## START Data supplied

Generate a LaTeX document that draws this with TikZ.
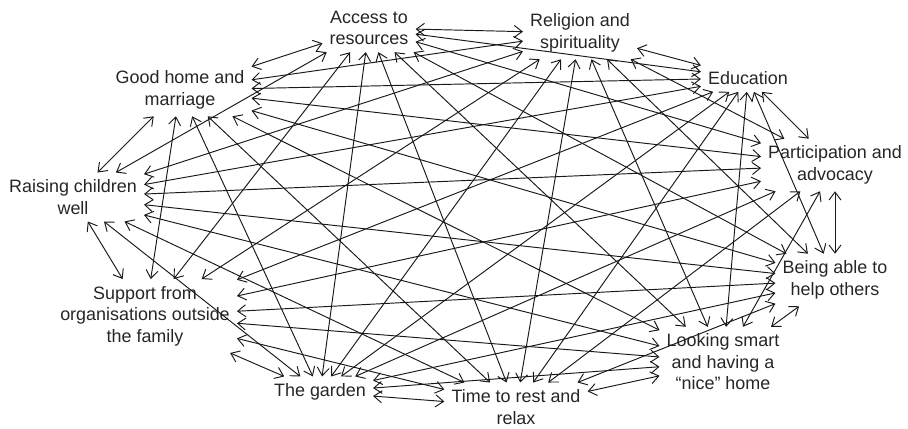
\documentclass[tikz,border=0pt]{standalone}
\usepackage{fontspec}
\setmainfont{Liberation Sans}
\usetikzlibrary{arrows.meta}

\begin{document}
\begin{tikzpicture}[x=1bp,y=-1bp,
    concept/.style={align=center,inner sep=7bp,text=black!85,
        font=\fontsize{18}{21.5}\selectfont},
    link/.style={{Straight Barb[length=8bp,width=12bp]}-{Straight Barb[length=8bp,width=12bp]},
        line width=0.95bp,black!90}]
    \useasboundingbox (0,0) rectangle (908,428);
    % concepts, clockwise from the top
    \node[concept] (access) at (369,28) {Access to\\resources};
    \node[concept] (religion) at (580,33) {Religion and\\spirituality};
    \node[concept] (education) at (748,78) {Education};
    \node[concept] (participation) at (835,165) {Participation and\\advocacy};
    \node[concept] (helping) at (835,280) {Being able to\\help others};
    \node[concept] (looking) at (723,362) {Looking smart\\and having a\\“nice” home};
    \node[concept] (rest) at (516,407) {Time to rest and\\relax};
    \node[concept] (garden) at (320,392) {The garden};
    \node[concept] (support) at (145,316) {Support from\\organisations outside\\the family};
    \node[concept] (children) at (73,197) {Raising children\\well};
    \node[concept] (home) at (180,90) {Good home and\\marriage};
    % every concept is linked with every other one
    \foreach \a [count=\i] in {access,religion,education,participation,helping,looking,rest,garden,support,children,home}
        \foreach \b [count=\j] in {access,religion,education,participation,helping,looking,rest,garden,support,children,home}
            {\ifnum\j>\i \draw[link] (\a) -- (\b); \fi}
\end{tikzpicture}
\end{document}
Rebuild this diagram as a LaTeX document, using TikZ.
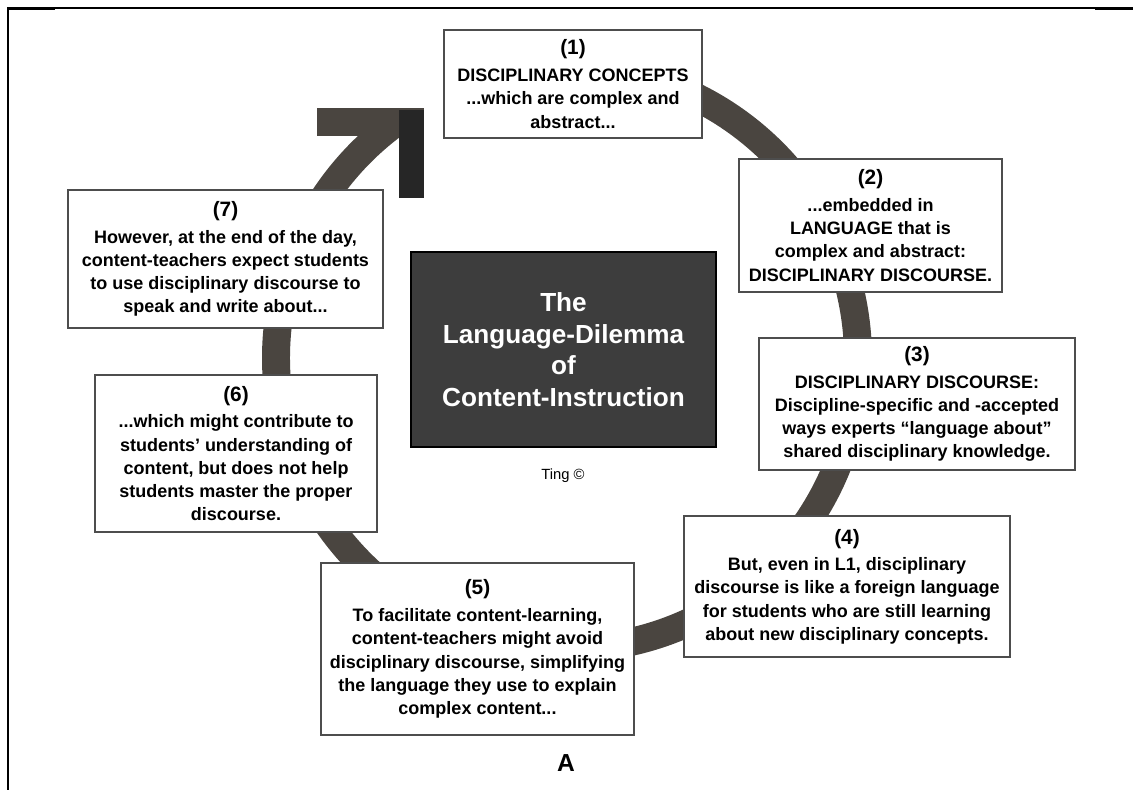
\documentclass[tikz,border=0pt]{standalone}
\usepackage{fontspec}
\setmainfont{Liberation Sans}

\definecolor{ringbrown}{HTML}{4A4540}
\definecolor{headdark}{HTML}{262626}
\definecolor{centregray}{HTML}{3D3D3D}
\definecolor{boxline}{HTML}{4D4D4D}

\newcommand{\boxnum}[1]{{\fontsize{14.8}{18}\selectfont #1}\\[2.5pt]}

\begin{document}
\begin{tikzpicture}[x=0.025cm, y=0.025cm,
    ring/.style = {draw=ringbrown, line width=19.9pt},
    stepbox/.style = {draw=boxline, line width=1.1pt, fill=white, align=center,
                      inner sep=0pt, font=\fontsize{12.8}{16.5}\selectfont\bfseries},
    centrebox/.style = {draw=black, line width=0.8pt, fill=centregray, text=white,
                        align=center, inner sep=0pt,
                        font=\fontsize{18.6}{22.5}\selectfont\bfseries}]
    \useasboundingbox (0,0) rectangle (1133,-790);
    % page frame
    \draw[line width=1.1pt] (8,-790) -- (8,-8) -- (1133,-8);
    \draw[line width=1.6pt] (8,-9) -- (55,-9);
    \draw[line width=1.6pt] (1095,-9) -- (1133,-9);
    % coordinates for the cycle
    \coordinate (hub)  at (567,-358);
    \coordinate (tail) at ([shift={(100:291)}]hub);
    % the ring and its head
    \draw[ring] (tail) arc[start angle=100, end angle=-233.3, radius=291];
    \fill[ringbrown] (317,-108) rectangle (424,-136);
    \fill[headdark]  (399,-110) rectangle (424,-198);
    % the seven steps
    \node[stepbox, minimum width=6.45cm,  minimum height=2.7cm]   (one)   at (573,-84)
      {\boxnum{(1)}DISCIPLINARY CONCEPTS\\...which are complex and\\abstract...};
    \node[stepbox, minimum width=6.575cm, minimum height=3.325cm] (two)   at (870.5,-225.5)
      {\boxnum{(2)}...embedded in\\LANGUAGE that is\\complex and abstract:\\DISCIPLINARY DISCOURSE.};
    \node[stepbox, minimum width=7.9cm,   minimum height=3.3cm]   (three) at (917,-404)
      {\boxnum{(3)}DISCIPLINARY DISCOURSE:\\Discipline-specific and -accepted\\ways experts “language about”\\shared disciplinary knowledge.};
    \node[stepbox, minimum width=8.15cm,  minimum height=3.525cm] (four)  at (847,-586.5)
      {\boxnum{(4)}But, even in L1, disciplinary\\discourse is like a foreign language\\for students who are still learning\\about new disciplinary concepts.};
    \node[stepbox, minimum width=7.825cm, minimum height=4.3cm]   (five)  at (477.5,-649)
      {\boxnum{(5)}To facilitate content-learning,\\content-teachers might avoid\\disciplinary discourse, simplifying\\the language they use to explain\\complex content...};
    \node[stepbox, minimum width=7.05cm,  minimum height=3.925cm] (six)   at (236,-453.5)
      {\boxnum{(6)}...which might contribute to\\students’ understanding of\\content, but does not help\\students master the proper\\discourse.};
    \node[stepbox, minimum width=7.875cm, minimum height=3.45cm]  (seven) at (225.5,-259)
      {\boxnum{(7)}However, at the end of the day,\\content-teachers expect students\\to use disciplinary discourse to\\speak and write about...};
    % title in the middle
    \node[centrebox, minimum width=7.625cm, minimum height=4.875cm] (title) at (563.5,-349.5)
      {The\\Language-Dilemma\\of\\Content-Instruction};
    \node[font=\fontsize{10.5}{12}\selectfont] (credit) at (563,-476) {Ting ©};
    \node[font=\fontsize{17.5}{20}\selectfont\bfseries] (panel) at (566,-763) {A};
\end{tikzpicture}
\end{document}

## END Data supplied

▶ [Written task] Write out the records above exactly as they stand, leaving out every picture.

▶ [Expected answer]
Generate a LaTeX document that draws this with TikZ.
\documentclass[tikz,border=0pt]{standalone}
\usepackage{fontspec}
\setmainfont{Liberation Sans}
\usetikzlibrary{arrows.meta}

\begin{document}
\begin{tikzpicture}[x=1bp,y=-1bp,
    concept/.style={align=center,inner sep=7bp,text=black!85,
        font=\fontsize{18}{21.5}\selectfont},
    link/.style={{Straight Barb[length=8bp,width=12bp]}-{Straight Barb[length=8bp,width=12bp]},
        line width=0.95bp,black!90}]
    \useasboundingbox (0,0) rectangle (908,428);
    % concepts, clockwise from the top
    \node[concept] (access) at (369,28) {Access to\\resources};
    \node[concept] (religion) at (580,33) {Religion and\\spirituality};
    \node[concept] (education) at (748,78) {Education};
    \node[concept] (participation) at (835,165) {Participation and\\advocacy};
    \node[concept] (helping) at (835,280) {Being able to\\help others};
    \node[concept] (looking) at (723,362) {Looking smart\\and having a\\“nice” home};
    \node[concept] (rest) at (516,407) {Time to rest and\\relax};
    \node[concept] (garden) at (320,392) {The garden};
    \node[concept] (support) at (145,316) {Support from\\organisations outside\\the family};
    \node[concept] (children) at (73,197) {Raising children\\well};
    \node[concept] (home) at (180,90) {Good home and\\marriage};
    % every concept is linked with every other one
    \foreach \a [count=\i] in {access,religion,education,participation,helping,looking,rest,garden,support,children,home}
        \foreach \b [count=\j] in {access,religion,education,participation,helping,looking,rest,garden,support,children,home}
            {\ifnum\j>\i \draw[link] (\a) -- (\b); \fi}
\end{tikzpicture}
\end{document}
Rebuild this diagram as a LaTeX document, using TikZ.
\documentclass[tikz,border=0pt]{standalone}
\usepackage{fontspec}
\setmainfont{Liberation Sans}

\definecolor{ringbrown}{HTML}{4A4540}
\definecolor{headdark}{HTML}{262626}
\definecolor{centregray}{HTML}{3D3D3D}
\definecolor{boxline}{HTML}{4D4D4D}

\newcommand{\boxnum}[1]{{\fontsize{14.8}{18}\selectfont #1}\\[2.5pt]}

\begin{document}
\begin{tikzpicture}[x=0.025cm, y=0.025cm,
    ring/.style = {draw=ringbrown, line width=19.9pt},
    stepbox/.style = {draw=boxline, line width=1.1pt, fill=white, align=center,
                      inner sep=0pt, font=\fontsize{12.8}{16.5}\selectfont\bfseries},
    centrebox/.style = {draw=black, line width=0.8pt, fill=centregray, text=white,
                        align=center, inner sep=0pt,
                        font=\fontsize{18.6}{22.5}\selectfont\bfseries}]
    \useasboundingbox (0,0) rectangle (1133,-790);
    % page frame
    \draw[line width=1.1pt] (8,-790) -- (8,-8) -- (1133,-8);
    \draw[line width=1.6pt] (8,-9) -- (55,-9);
    \draw[line width=1.6pt] (1095,-9) -- (1133,-9);
    % coordinates for the cycle
    \coordinate (hub)  at (567,-358);
    \coordinate (tail) at ([shift={(100:291)}]hub);
    % the ring and its head
    \draw[ring] (tail) arc[start angle=100, end angle=-233.3, radius=291];
    \fill[ringbrown] (317,-108) rectangle (424,-136);
    \fill[headdark]  (399,-110) rectangle (424,-198);
    % the seven steps
    \node[stepbox, minimum width=6.45cm,  minimum height=2.7cm]   (one)   at (573,-84)
      {\boxnum{(1)}DISCIPLINARY CONCEPTS\\...which are complex and\\abstract...};
    \node[stepbox, minimum width=6.575cm, minimum height=3.325cm] (two)   at (870.5,-225.5)
      {\boxnum{(2)}...embedded in\\LANGUAGE that is\\complex and abstract:\\DISCIPLINARY DISCOURSE.};
    \node[stepbox, minimum width=7.9cm,   minimum height=3.3cm]   (three) at (917,-404)
      {\boxnum{(3)}DISCIPLINARY DISCOURSE:\\Discipline-specific and -accepted\\ways experts “language about”\\shared disciplinary knowledge.};
    \node[stepbox, minimum width=8.15cm,  minimum height=3.525cm] (four)  at (847,-586.5)
      {\boxnum{(4)}But, even in L1, disciplinary\\discourse is like a foreign language\\for students who are still learning\\about new disciplinary concepts.};
    \node[stepbox, minimum width=7.825cm, minimum height=4.3cm]   (five)  at (477.5,-649)
      {\boxnum{(5)}To facilitate content-learning,\\content-teachers might avoid\\disciplinary discourse, simplifying\\the language they use to explain\\complex content...};
    \node[stepbox, minimum width=7.05cm,  minimum height=3.925cm] (six)   at (236,-453.5)
      {\boxnum{(6)}...which might contribute to\\students’ understanding of\\content, but does not help\\students master the proper\\discourse.};
    \node[stepbox, minimum width=7.875cm, minimum height=3.45cm]  (seven) at (225.5,-259)
      {\boxnum{(7)}However, at the end of the day,\\content-teachers expect students\\to use disciplinary discourse to\\speak and write about...};
    % title in the middle
    \node[centrebox, minimum width=7.625cm, minimum height=4.875cm] (title) at (563.5,-349.5)
      {The\\Language-Dilemma\\of\\Content-Instruction};
    \node[font=\fontsize{10.5}{12}\selectfont] (credit) at (563,-476) {Ting ©};
    \node[font=\fontsize{17.5}{20}\selectfont\bfseries] (panel) at (566,-763) {A};
\end{tikzpicture}
\end{document}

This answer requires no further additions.